After promising to "make Georgia . . . howl," Sherman continued such policies in the Carolinas. Not only did he preside over the burning of Columbia, but he also executed several prisoners of war in retaliation for the ambush of one of his notorious foraging parties. While Andersonville's camp commander, Henry Wirz, was found guilty of conspiracy to impair the health and destroy the life of prisoners and executed, nothing like that happened to Sherman.
According to an article by Maj. William W. Bennett, Special Forces, U.S. Army, Sherman turned his attention to a new soft target after the Civil War: Native Americans. Rather than engage Indian fighters, Sherman again preferred a strategy of killing noncombatants. After an ambush of a military detachment by Red Cloud's tribe, Sherman said, "We must act with vindictive earnestness against the Sioux, even to their extermination, men, women and children."
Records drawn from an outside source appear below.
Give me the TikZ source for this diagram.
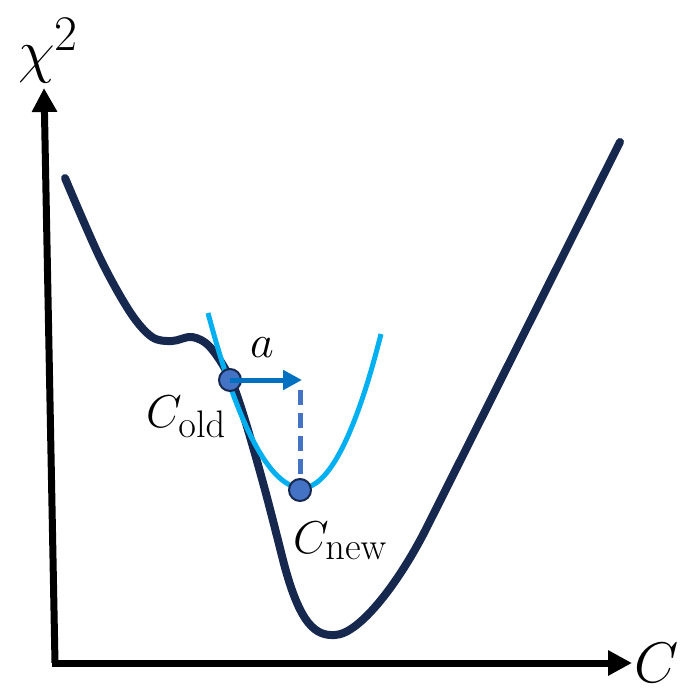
\documentclass[tikz,border=0pt]{standalone}
\usetikzlibrary{arrows.meta}
\definecolor{navy}{HTML}{17284F}
\definecolor{sky}{HTML}{00B0F0}
\definecolor{dotblue}{HTML}{4472C4}
\definecolor{arrblue}{HTML}{0070C0}
\newcommand\BigLab[1]{\scalebox{2.4}{\Huge$#1$}}
\newcommand\MidLab[1]{\scalebox{1.85}{\Huge$#1$}}
\begin{document}
\begin{tikzpicture}[x=1pt,y=-1pt,
  axis/.style={line width=7pt,-{Triangle[length=24pt,width=24pt]}},
  lab/.style={inner sep=0pt,anchor=base west},
  pt/.style={circle,draw=navy,line width=2pt,fill=dotblue,minimum size=22pt,inner sep=0pt}]
\useasboundingbox (0,0) rectangle (692,687);
% axes
\coordinate (o) at (55,663);
\coordinate (ytip) at (44,88);
\coordinate (xs) at (52,663);
\coordinate (xtip) at (632,663);
\draw[axis] (o) -- (ytip);
\draw[axis] (xs) -- (xtip);
\node[lab] (ylab) at (18,72) {\BigLab{\chi^2}};
\node[lab] (xlab) at (634,682) {\scalebox{2.3}{\Huge$C$}};
% main curve
\draw[navy,line width=8pt,line cap=round,line join=round] plot[smooth,tension=0.55] coordinates {
 (65,178) (100,258) (130,312) (152,337) (172,341) (192,337) (210,347) (230,378)
 (245,420) (265,490) (283,560)}
 .. controls (300,626) and (316,636) .. (335,635)
 .. controls (360,634) and (400,581) .. (427,527) -- (620,142);
% local parabola
\draw[sky,line width=5pt] (208,313) parabola bend (302,488) (381,334);
% points
\node[pt] (cold) at (230,380) {};
\node[pt] (cnew) at (300,490) {};
\coordinate (atip) at (302,380);
\draw[arrblue,line width=5pt,-{Triangle[length=19pt,width=19pt]}] (cold.center) -- (atip);
\draw[dotblue,line width=5pt,dash pattern=on 15pt off 8pt] (300,390) -- (cnew.north);
% labels
\node[lab] (la) at (250,357) {\MidLab{a}};
\node[lab] (lold) at (146,427) {\MidLab{C_{\mathrm{old}}}};
\node[lab] (lnew) at (293,553) {\MidLab{C_{\mathrm{new}}}};
\end{tikzpicture}
\end{document}
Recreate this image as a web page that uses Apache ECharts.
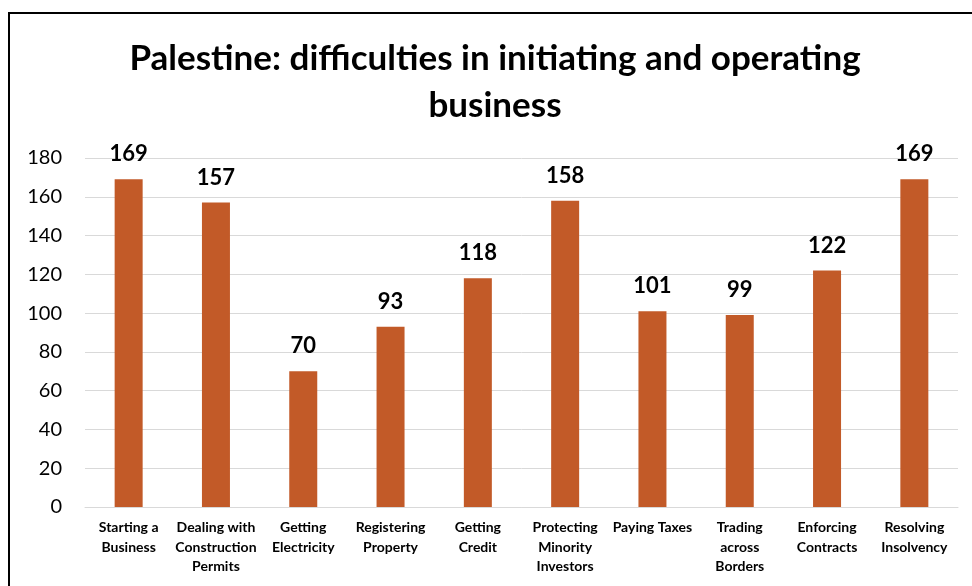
<!DOCTYPE html>
<html>
<head>
<meta charset="utf-8">
<script src="https://cdn.jsdelivr.net/npm/echarts@6/dist/echarts.min.js"></script>
<style>
  html, body { margin: 0; padding: 0; background: #ffffff; }
  #chart { width: 972px; height: 586px; }
</style>
</head>
<body>
<div id="chart"></div>
<script>
// Doing Business indicators (rank) for Palestine
const categories = [
  'Starting a\nBusiness',
  'Dealing with\nConstruction\nPermits',
  'Getting\nElectricity',
  'Registering\nProperty',
  'Getting\nCredit',
  'Protecting\nMinority\nInvestors',
  'Paying Taxes',
  'Trading\nacross\nBorders',
  'Enforcing\nContracts',
  'Resolving\nInsolvency'
];
const ranks = [169, 157, 70, 93, 118, 158, 101, 99, 122, 169];
const yTicks = [0, 20, 40, 60, 80, 100, 120, 140, 160, 180];

const FONT = 'Lato, "Open Sans", sans-serif';

const chart = echarts.init(document.getElementById('chart'), null, { renderer: 'canvas' });
chart.setOption({
  animation: false,
  backgroundColor: '#ffffff',
  title: {
    text: 'Palestine: difficulties in initiating and operating\nbusiness',
    left: 490,
    textAlign: 'center',
    top: 30,
    textStyle: {
      fontFamily: FONT,
      fontWeight: 'bold',
      fontSize: 35,
      lineHeight: 47,
      color: '#000000'
    }
  },
  graphic: [{
    type: 'rect',
    shape: { x: 9, y: 13, width: 1200, height: 1000 },
    style: { fill: 'none', stroke: '#000000', lineWidth: 2 },
    silent: true
  }],
  grid: { left: 85, right: 14, top: 158, bottom: 79 },
  xAxis: {
    type: 'category',
    data: categories,
    axisLine: { lineStyle: { color: '#D9D9D9', width: 1 } },
    axisTick: { show: false },
    axisLabel: {
      interval: 0,
      margin: 11,
      fontFamily: FONT,
      fontWeight: 'bold',
      fontSize: 14,
      lineHeight: 19.5,
      color: '#000000'
    }
  },
  yAxis: {
    type: 'value',
    min: yTicks[0],
    max: yTicks[yTicks.length - 1],
    interval: 20,
    axisLine: { show: false },
    axisTick: { show: false },
    splitLine: { lineStyle: { color: '#D9D9D9', width: 1 } },
    axisLabel: {
      margin: 23,
      fontFamily: FONT,
      fontSize: 20,
      color: '#000000'
    }
  },
  series: [{
    type: 'bar',
    data: ranks,
    barWidth: 28,
    itemStyle: { color: '#C25A28' },
    label: {
      show: true,
      position: 'top',
      distance: 14,
      fontFamily: FONT,
      fontWeight: 'bold',
      fontSize: 22,
      color: '#000000'
    }
  }]
});
</script>
</body>
</html>
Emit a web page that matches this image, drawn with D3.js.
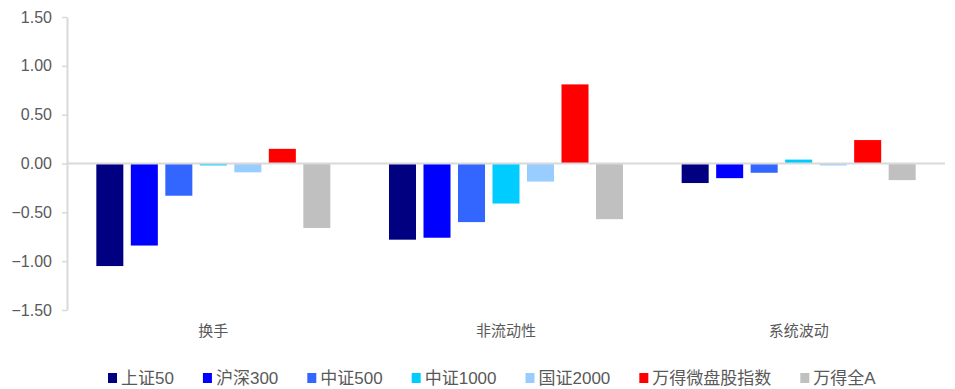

Bennett notes that Sherman carried out his campaign with brutal efficiency. On the banks of the Washita River, Gen. George Armstrong Custer massacred a village of the friendly Cheyenne Chief Black Kettle, who had located to a reservation. Sherman was quoted as saying, "The more we can kill this year, the less will have to be killed the next war, for the more I see of these Indians, the more convinced I am that they all have to be killed or maintained as a species of paupers. Their attempts at civilization are simply ridiculous."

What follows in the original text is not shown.